We like to call these agreements Civil Plea Bargains. These agreements acquired their name from a case out of Florida styled Booth v. Mary Carter Paint Co., 202 So. 2d 8, 10-11 (Fla. App. 1967). The first case to utilize the term 'Mary Carter agreement' was Ward v. Ochoa, 284 So. 2d 385, 386 (Fla. 1973). The Florida Supreme Court defined a Mary Carter agreement as 'a contract by which one co-defendant secretly agrees with the plaintiff that, if such defendant will proceed to defend himself in court, his own maximum liability will be diminished proportionately by increasing the liability of the other co-defendants.' Id. at 387.

When the Florida Supreme Court finally addressed Mary Carter agreements, it noted their potential to skew the trial process and thus established supervisory guidelines to limit their ill effects. See Ward v. Ochoa, 284 So. 2d 385 (Fla. 1973).
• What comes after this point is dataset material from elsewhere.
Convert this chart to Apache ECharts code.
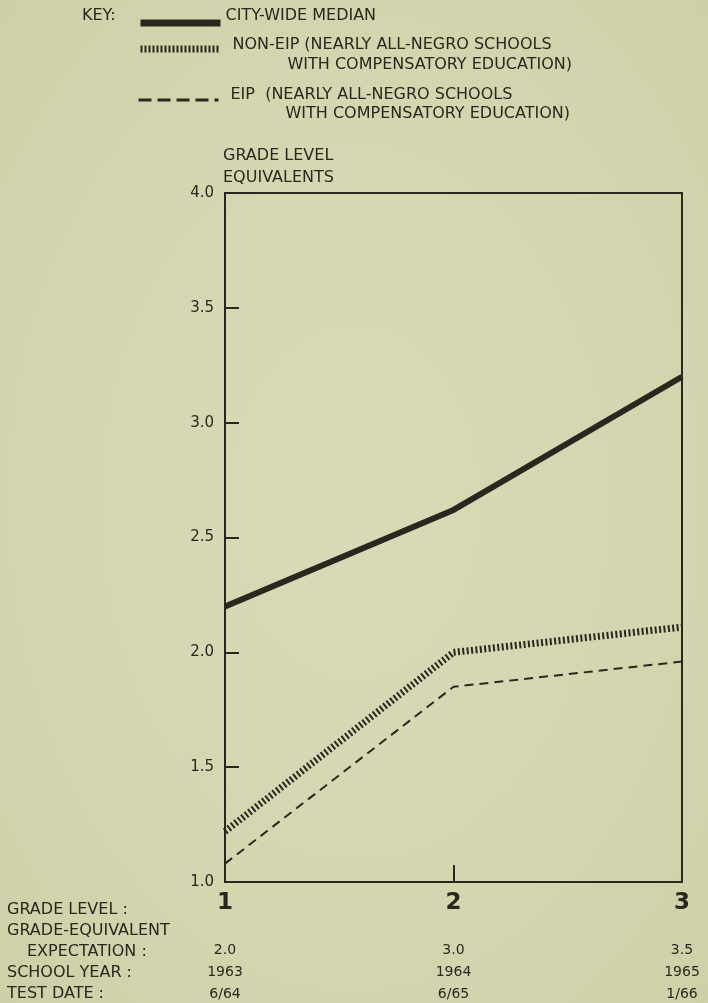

Under such an agreement, the liability of the settling defendant is limited and the plaintiff is guaranteed a minimum recovery; the settling defendant remains a party to the pending action without disclosing the full agreement to the nonsettling defendant and/or the judge and jury; and if judgment against the non-settling defendant is for more than the amount of settlement, any money collected will first offset the settlement so that the settling defendant may ultimately pay nothing. Banovz v. Rantanen, 271 Ill.App.3d 910, 913-14, 649 N.E.2d 977 (5th Dist.1995).

Mary Carter agreements give the settling defendant a financial stake in the outcome, which distorts the adversarial process when the settlement is kept from the jury. Most courts do not allow them. Some courts allow such agreements if the court concludes that it was in good faith and the jury is informed of the agreement. In People v. Trin Trung Ngo, 1996 WL 609562 (Cal. Sup. Ct. Oct. 24, 1996) the court held that settling defendants under 'Mary Carter' agreements may appear as litigants at trial The San Diego division of the Fourth Appellate District Court of Appeal has ruled that the trial court may allow settling defendants to participate in the trial. The settling defendants stood to gain from the plaintiffs' success at trial. California Code of Civil Procedure section 877.5 recognizes sliding scale settlements, but requires disclosure to the court and to the non-settling parties. If a settling defendant testifies at trial, the court may tell the jury enough about the agreement to reveal possible bias.